**Dataset extract:**
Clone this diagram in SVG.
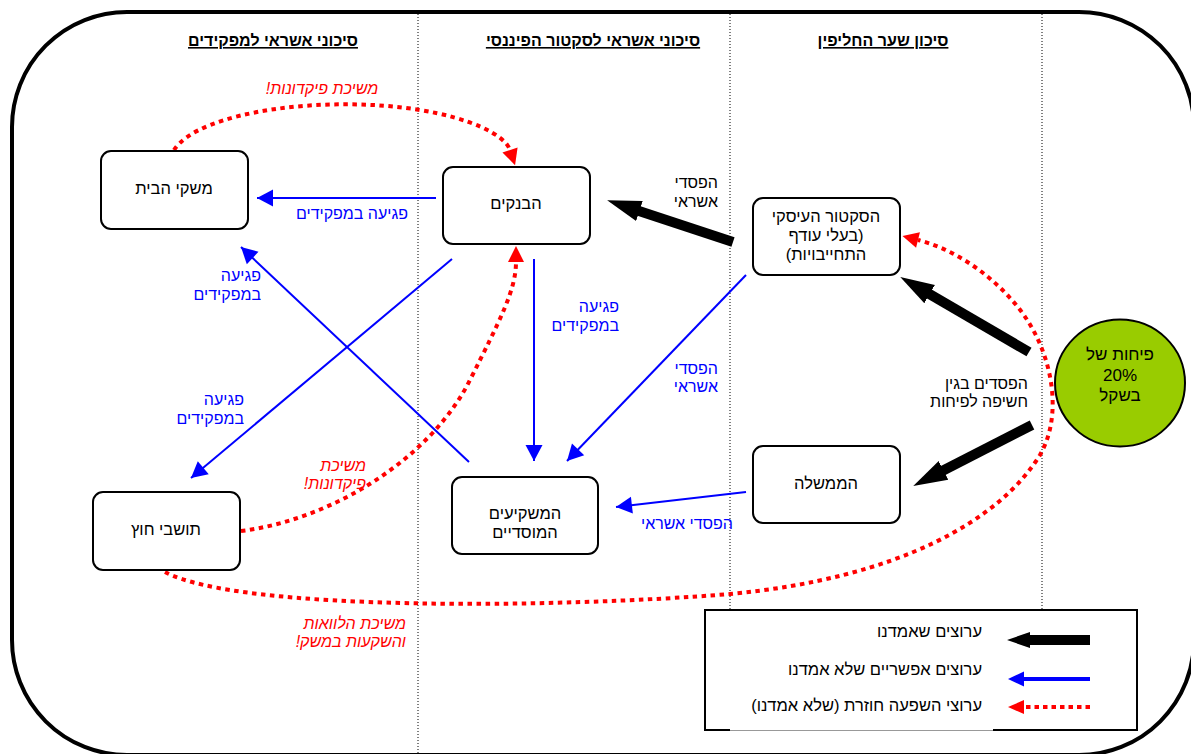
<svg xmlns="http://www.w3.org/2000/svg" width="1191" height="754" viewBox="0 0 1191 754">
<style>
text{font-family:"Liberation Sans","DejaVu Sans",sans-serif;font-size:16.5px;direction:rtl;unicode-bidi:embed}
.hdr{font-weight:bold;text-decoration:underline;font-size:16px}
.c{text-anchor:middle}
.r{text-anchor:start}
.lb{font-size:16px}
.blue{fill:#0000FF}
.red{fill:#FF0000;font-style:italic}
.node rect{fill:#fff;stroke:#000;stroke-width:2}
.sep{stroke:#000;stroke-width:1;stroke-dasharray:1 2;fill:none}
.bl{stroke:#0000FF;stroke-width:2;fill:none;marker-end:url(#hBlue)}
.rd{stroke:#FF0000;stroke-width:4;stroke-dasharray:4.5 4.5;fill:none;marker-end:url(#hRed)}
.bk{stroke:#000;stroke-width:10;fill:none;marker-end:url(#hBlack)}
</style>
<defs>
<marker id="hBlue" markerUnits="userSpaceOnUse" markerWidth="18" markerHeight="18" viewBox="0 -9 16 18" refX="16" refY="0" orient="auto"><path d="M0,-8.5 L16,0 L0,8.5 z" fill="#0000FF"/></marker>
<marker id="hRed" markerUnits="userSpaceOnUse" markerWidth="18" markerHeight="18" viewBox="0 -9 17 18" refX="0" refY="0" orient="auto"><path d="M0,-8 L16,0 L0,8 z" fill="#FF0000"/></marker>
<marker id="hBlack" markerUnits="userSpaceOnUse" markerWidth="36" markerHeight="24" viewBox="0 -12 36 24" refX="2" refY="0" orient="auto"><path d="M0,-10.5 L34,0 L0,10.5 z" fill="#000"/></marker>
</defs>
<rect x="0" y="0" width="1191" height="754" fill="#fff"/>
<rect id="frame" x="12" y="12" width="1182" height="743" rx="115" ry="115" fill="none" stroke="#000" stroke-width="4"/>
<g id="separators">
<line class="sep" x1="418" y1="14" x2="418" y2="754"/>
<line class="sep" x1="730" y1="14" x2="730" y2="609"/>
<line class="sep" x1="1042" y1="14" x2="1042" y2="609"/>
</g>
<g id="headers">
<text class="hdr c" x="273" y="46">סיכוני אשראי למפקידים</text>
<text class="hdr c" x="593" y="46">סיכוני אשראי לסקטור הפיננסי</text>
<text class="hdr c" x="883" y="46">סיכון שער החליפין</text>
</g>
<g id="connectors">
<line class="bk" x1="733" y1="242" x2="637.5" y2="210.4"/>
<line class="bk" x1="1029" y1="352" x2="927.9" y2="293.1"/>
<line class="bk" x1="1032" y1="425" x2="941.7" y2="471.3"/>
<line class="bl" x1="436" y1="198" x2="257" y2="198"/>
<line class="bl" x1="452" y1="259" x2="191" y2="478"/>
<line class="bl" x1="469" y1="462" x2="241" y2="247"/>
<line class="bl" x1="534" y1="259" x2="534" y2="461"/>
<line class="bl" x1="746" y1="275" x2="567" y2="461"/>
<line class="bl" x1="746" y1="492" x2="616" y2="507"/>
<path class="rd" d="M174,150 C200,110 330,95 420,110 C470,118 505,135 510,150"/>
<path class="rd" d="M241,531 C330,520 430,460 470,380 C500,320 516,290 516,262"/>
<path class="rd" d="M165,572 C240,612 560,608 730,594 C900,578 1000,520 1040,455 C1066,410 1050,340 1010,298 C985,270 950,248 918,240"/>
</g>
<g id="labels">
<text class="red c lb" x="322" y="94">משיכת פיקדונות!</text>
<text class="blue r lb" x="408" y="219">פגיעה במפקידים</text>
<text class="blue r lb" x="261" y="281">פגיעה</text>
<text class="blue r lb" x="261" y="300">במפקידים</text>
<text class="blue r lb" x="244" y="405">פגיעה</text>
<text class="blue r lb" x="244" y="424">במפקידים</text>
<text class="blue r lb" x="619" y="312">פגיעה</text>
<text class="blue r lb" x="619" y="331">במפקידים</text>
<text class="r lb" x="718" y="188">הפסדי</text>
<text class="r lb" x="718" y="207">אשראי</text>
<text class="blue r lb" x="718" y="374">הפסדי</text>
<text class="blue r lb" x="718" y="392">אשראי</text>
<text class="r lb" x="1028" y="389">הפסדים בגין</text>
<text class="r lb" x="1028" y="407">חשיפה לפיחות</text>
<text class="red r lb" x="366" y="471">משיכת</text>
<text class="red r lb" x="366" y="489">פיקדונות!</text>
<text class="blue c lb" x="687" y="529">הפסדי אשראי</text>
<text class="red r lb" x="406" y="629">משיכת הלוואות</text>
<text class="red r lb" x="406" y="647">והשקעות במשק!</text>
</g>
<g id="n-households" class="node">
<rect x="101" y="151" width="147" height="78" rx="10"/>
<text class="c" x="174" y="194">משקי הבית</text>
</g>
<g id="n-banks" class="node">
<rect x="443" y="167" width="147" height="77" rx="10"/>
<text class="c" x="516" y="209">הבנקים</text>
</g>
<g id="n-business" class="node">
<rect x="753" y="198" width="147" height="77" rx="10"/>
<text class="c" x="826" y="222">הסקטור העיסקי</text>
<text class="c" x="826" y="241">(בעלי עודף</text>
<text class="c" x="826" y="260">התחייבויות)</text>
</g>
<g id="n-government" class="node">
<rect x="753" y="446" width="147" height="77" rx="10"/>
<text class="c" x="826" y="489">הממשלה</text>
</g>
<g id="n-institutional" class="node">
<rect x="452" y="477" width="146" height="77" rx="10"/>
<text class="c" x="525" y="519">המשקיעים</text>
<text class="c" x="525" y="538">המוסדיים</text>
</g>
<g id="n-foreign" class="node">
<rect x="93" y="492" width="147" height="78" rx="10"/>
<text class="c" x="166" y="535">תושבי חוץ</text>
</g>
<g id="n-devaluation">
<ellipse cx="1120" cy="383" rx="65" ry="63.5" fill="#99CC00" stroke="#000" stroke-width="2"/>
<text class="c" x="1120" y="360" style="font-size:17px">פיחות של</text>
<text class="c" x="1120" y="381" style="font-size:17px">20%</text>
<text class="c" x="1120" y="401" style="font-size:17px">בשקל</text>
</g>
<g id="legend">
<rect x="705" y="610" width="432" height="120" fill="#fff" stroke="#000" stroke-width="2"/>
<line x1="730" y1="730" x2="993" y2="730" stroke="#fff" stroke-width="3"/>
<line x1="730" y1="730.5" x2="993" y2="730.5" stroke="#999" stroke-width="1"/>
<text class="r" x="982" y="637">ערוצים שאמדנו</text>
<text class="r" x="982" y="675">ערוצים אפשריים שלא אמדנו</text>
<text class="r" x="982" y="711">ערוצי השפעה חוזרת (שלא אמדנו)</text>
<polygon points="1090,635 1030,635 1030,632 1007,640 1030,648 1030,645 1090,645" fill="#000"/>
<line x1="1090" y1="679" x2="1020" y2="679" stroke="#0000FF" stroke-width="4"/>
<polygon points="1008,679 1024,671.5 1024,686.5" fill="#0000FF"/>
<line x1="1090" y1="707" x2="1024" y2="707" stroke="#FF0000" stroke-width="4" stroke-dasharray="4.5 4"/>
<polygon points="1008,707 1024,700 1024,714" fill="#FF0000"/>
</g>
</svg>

**Set problem:** Write out every line above exactly as it is, leaving out the pictures.

**Exercise response:**
Clone this diagram in SVG.
<svg xmlns="http://www.w3.org/2000/svg" width="1191" height="754" viewBox="0 0 1191 754">
<style>
text{font-family:"Liberation Sans","DejaVu Sans",sans-serif;font-size:16.5px;direction:rtl;unicode-bidi:embed}
.hdr{font-weight:bold;text-decoration:underline;font-size:16px}
.c{text-anchor:middle}
.r{text-anchor:start}
.lb{font-size:16px}
.blue{fill:#0000FF}
.red{fill:#FF0000;font-style:italic}
.node rect{fill:#fff;stroke:#000;stroke-width:2}
.sep{stroke:#000;stroke-width:1;stroke-dasharray:1 2;fill:none}
.bl{stroke:#0000FF;stroke-width:2;fill:none;marker-end:url(#hBlue)}
.rd{stroke:#FF0000;stroke-width:4;stroke-dasharray:4.5 4.5;fill:none;marker-end:url(#hRed)}
.bk{stroke:#000;stroke-width:10;fill:none;marker-end:url(#hBlack)}
</style>
<defs>
<marker id="hBlue" markerUnits="userSpaceOnUse" markerWidth="18" markerHeight="18" viewBox="0 -9 16 18" refX="16" refY="0" orient="auto"><path d="M0,-8.5 L16,0 L0,8.5 z" fill="#0000FF"/></marker>
<marker id="hRed" markerUnits="userSpaceOnUse" markerWidth="18" markerHeight="18" viewBox="0 -9 17 18" refX="0" refY="0" orient="auto"><path d="M0,-8 L16,0 L0,8 z" fill="#FF0000"/></marker>
<marker id="hBlack" markerUnits="userSpaceOnUse" markerWidth="36" markerHeight="24" viewBox="0 -12 36 24" refX="2" refY="0" orient="auto"><path d="M0,-10.5 L34,0 L0,10.5 z" fill="#000"/></marker>
</defs>
<rect x="0" y="0" width="1191" height="754" fill="#fff"/>
<rect id="frame" x="12" y="12" width="1182" height="743" rx="115" ry="115" fill="none" stroke="#000" stroke-width="4"/>
<g id="separators">
<line class="sep" x1="418" y1="14" x2="418" y2="754"/>
<line class="sep" x1="730" y1="14" x2="730" y2="609"/>
<line class="sep" x1="1042" y1="14" x2="1042" y2="609"/>
</g>
<g id="headers">
<text class="hdr c" x="273" y="46">סיכוני אשראי למפקידים</text>
<text class="hdr c" x="593" y="46">סיכוני אשראי לסקטור הפיננסי</text>
<text class="hdr c" x="883" y="46">סיכון שער החליפין</text>
</g>
<g id="connectors">
<line class="bk" x1="733" y1="242" x2="637.5" y2="210.4"/>
<line class="bk" x1="1029" y1="352" x2="927.9" y2="293.1"/>
<line class="bk" x1="1032" y1="425" x2="941.7" y2="471.3"/>
<line class="bl" x1="436" y1="198" x2="257" y2="198"/>
<line class="bl" x1="452" y1="259" x2="191" y2="478"/>
<line class="bl" x1="469" y1="462" x2="241" y2="247"/>
<line class="bl" x1="534" y1="259" x2="534" y2="461"/>
<line class="bl" x1="746" y1="275" x2="567" y2="461"/>
<line class="bl" x1="746" y1="492" x2="616" y2="507"/>
<path class="rd" d="M174,150 C200,110 330,95 420,110 C470,118 505,135 510,150"/>
<path class="rd" d="M241,531 C330,520 430,460 470,380 C500,320 516,290 516,262"/>
<path class="rd" d="M165,572 C240,612 560,608 730,594 C900,578 1000,520 1040,455 C1066,410 1050,340 1010,298 C985,270 950,248 918,240"/>
</g>
<g id="labels">
<text class="red c lb" x="322" y="94">משיכת פיקדונות!</text>
<text class="blue r lb" x="408" y="219">פגיעה במפקידים</text>
<text class="blue r lb" x="261" y="281">פגיעה</text>
<text class="blue r lb" x="261" y="300">במפקידים</text>
<text class="blue r lb" x="244" y="405">פגיעה</text>
<text class="blue r lb" x="244" y="424">במפקידים</text>
<text class="blue r lb" x="619" y="312">פגיעה</text>
<text class="blue r lb" x="619" y="331">במפקידים</text>
<text class="r lb" x="718" y="188">הפסדי</text>
<text class="r lb" x="718" y="207">אשראי</text>
<text class="blue r lb" x="718" y="374">הפסדי</text>
<text class="blue r lb" x="718" y="392">אשראי</text>
<text class="r lb" x="1028" y="389">הפסדים בגין</text>
<text class="r lb" x="1028" y="407">חשיפה לפיחות</text>
<text class="red r lb" x="366" y="471">משיכת</text>
<text class="red r lb" x="366" y="489">פיקדונות!</text>
<text class="blue c lb" x="687" y="529">הפסדי אשראי</text>
<text class="red r lb" x="406" y="629">משיכת הלוואות</text>
<text class="red r lb" x="406" y="647">והשקעות במשק!</text>
</g>
<g id="n-households" class="node">
<rect x="101" y="151" width="147" height="78" rx="10"/>
<text class="c" x="174" y="194">משקי הבית</text>
</g>
<g id="n-banks" class="node">
<rect x="443" y="167" width="147" height="77" rx="10"/>
<text class="c" x="516" y="209">הבנקים</text>
</g>
<g id="n-business" class="node">
<rect x="753" y="198" width="147" height="77" rx="10"/>
<text class="c" x="826" y="222">הסקטור העיסקי</text>
<text class="c" x="826" y="241">(בעלי עודף</text>
<text class="c" x="826" y="260">התחייבויות)</text>
</g>
<g id="n-government" class="node">
<rect x="753" y="446" width="147" height="77" rx="10"/>
<text class="c" x="826" y="489">הממשלה</text>
</g>
<g id="n-institutional" class="node">
<rect x="452" y="477" width="146" height="77" rx="10"/>
<text class="c" x="525" y="519">המשקיעים</text>
<text class="c" x="525" y="538">המוסדיים</text>
</g>
<g id="n-foreign" class="node">
<rect x="93" y="492" width="147" height="78" rx="10"/>
<text class="c" x="166" y="535">תושבי חוץ</text>
</g>
<g id="n-devaluation">
<ellipse cx="1120" cy="383" rx="65" ry="63.5" fill="#99CC00" stroke="#000" stroke-width="2"/>
<text class="c" x="1120" y="360" style="font-size:17px">פיחות של</text>
<text class="c" x="1120" y="381" style="font-size:17px">20%</text>
<text class="c" x="1120" y="401" style="font-size:17px">בשקל</text>
</g>
<g id="legend">
<rect x="705" y="610" width="432" height="120" fill="#fff" stroke="#000" stroke-width="2"/>
<line x1="730" y1="730" x2="993" y2="730" stroke="#fff" stroke-width="3"/>
<line x1="730" y1="730.5" x2="993" y2="730.5" stroke="#999" stroke-width="1"/>
<text class="r" x="982" y="637">ערוצים שאמדנו</text>
<text class="r" x="982" y="675">ערוצים אפשריים שלא אמדנו</text>
<text class="r" x="982" y="711">ערוצי השפעה חוזרת (שלא אמדנו)</text>
<polygon points="1090,635 1030,635 1030,632 1007,640 1030,648 1030,645 1090,645" fill="#000"/>
<line x1="1090" y1="679" x2="1020" y2="679" stroke="#0000FF" stroke-width="4"/>
<polygon points="1008,679 1024,671.5 1024,686.5" fill="#0000FF"/>
<line x1="1090" y1="707" x2="1024" y2="707" stroke="#FF0000" stroke-width="4" stroke-dasharray="4.5 4"/>
<polygon points="1008,707 1024,700 1024,714" fill="#FF0000"/>
</g>
</svg>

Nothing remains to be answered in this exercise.